Boehme chama o Segundo Princípio de “o princípio da luz”. É a ira transfigurada pelo amor. Da angústia (terceira propriedade) passamos diretamente para a quarta propriedade, que Boehme chama de “fogo”. Ele tem dois conjuntos diferentes de metáforas para descrever essa transição crítica. O conjunto mais acessível retrata essa propriedade começando como uma faísca acesa pelo atrito – o atrito sendo precisamente o esforço angustiado na roda da contenda colocada em movimento pelas três primeiras propriedades. “Pois assim”, escreve Boehme, “o deleite eterno torna-se perceptível, e essa percepção da Unidade é chamada de amor”.1
Considero essa uma das frases mais extraordinárias já escritas. Embora para muitos cristãos a afirmação “Deus é amor” seja pouco mais do que um clichê teológico, Boehme vê esse amor como o fruto de um processo transformador dramático e até mesmo ultrajante. Por meio da audácia de comprimir o desejo na fricção da angústia, a pederneira é atingida e a natureza de Deus pode se manifestar externamente na dimensão do amor, que se torna a quinta propriedade. O amor de Boehme não é um atributo divino preexistente, mas mais como um novo composto alquímico que surge da interação das quatro primeiras propriedades.

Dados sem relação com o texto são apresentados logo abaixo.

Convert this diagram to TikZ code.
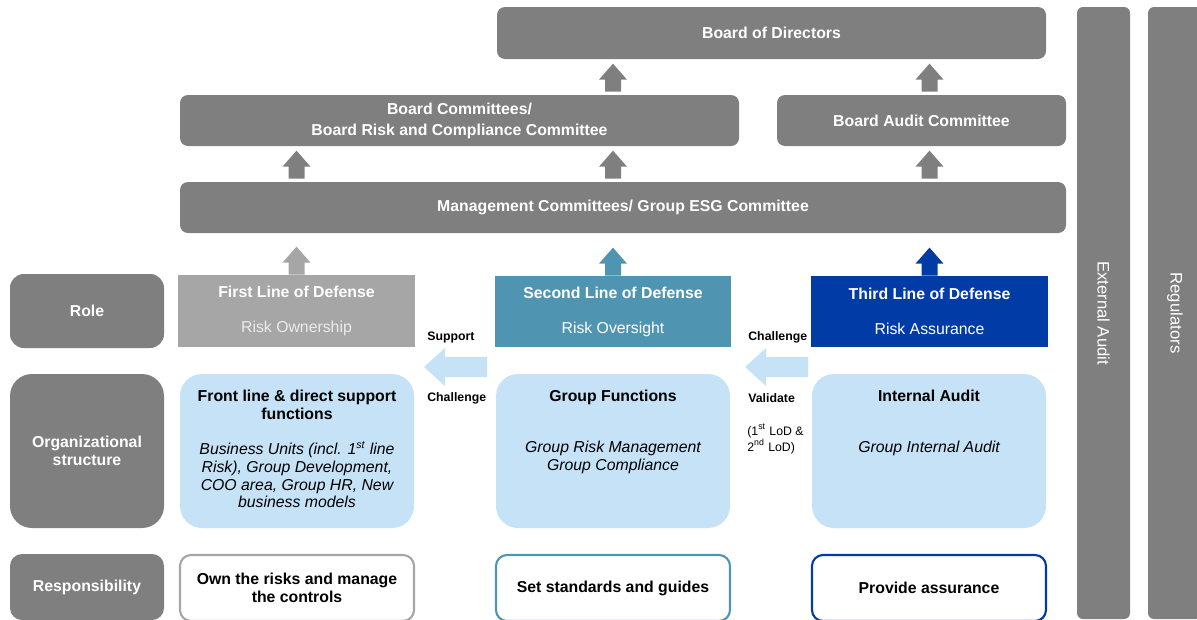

Ele não pode se manifestar de nenhuma outra forma.
Ao emergir de seu solo ardente, esse amor é uma imagem ou espelho perfeito (ou “contragolpe”, termo preferido por Boehme) da Unidade original, só que agora na dimensão da perceptividade e do “movimento” – ou, em outras palavras, com uma capacidade recém-descoberta de se manifestar por meio das inúmeras e diversas formas de criação individual “para que possa haver um jogo eterno na unidade sem fim”.2 Assim, a matriz divina apropriada é estabelecida na qual toda a criação virá a existir. A quinta propriedade rapidamente dá origem à sexta propriedade, “som” (a Palavra divinamente geradora, ou Logos, com a qual a narrativa bíblica familiar começa), e a sétima propriedade, que Boehme chama de “substância” ou “natureza”, o bloco de construção primordial a partir do qual o universo criado é formado. É interessante notar que, para Boehme, essa “substância” não é simplesmente um material, mas um modelo ativo que pode se reproduzir. Ele deixa claro que essa propriedade final recapitula todas as outras em si mesma. Na terminologia moderna, poderíamos caracterizá-la como algo como um “DNA cosmogenético”. Ela é tanto um holograma do surgimento original das sete partes quanto um princípio criativo em si mesmo.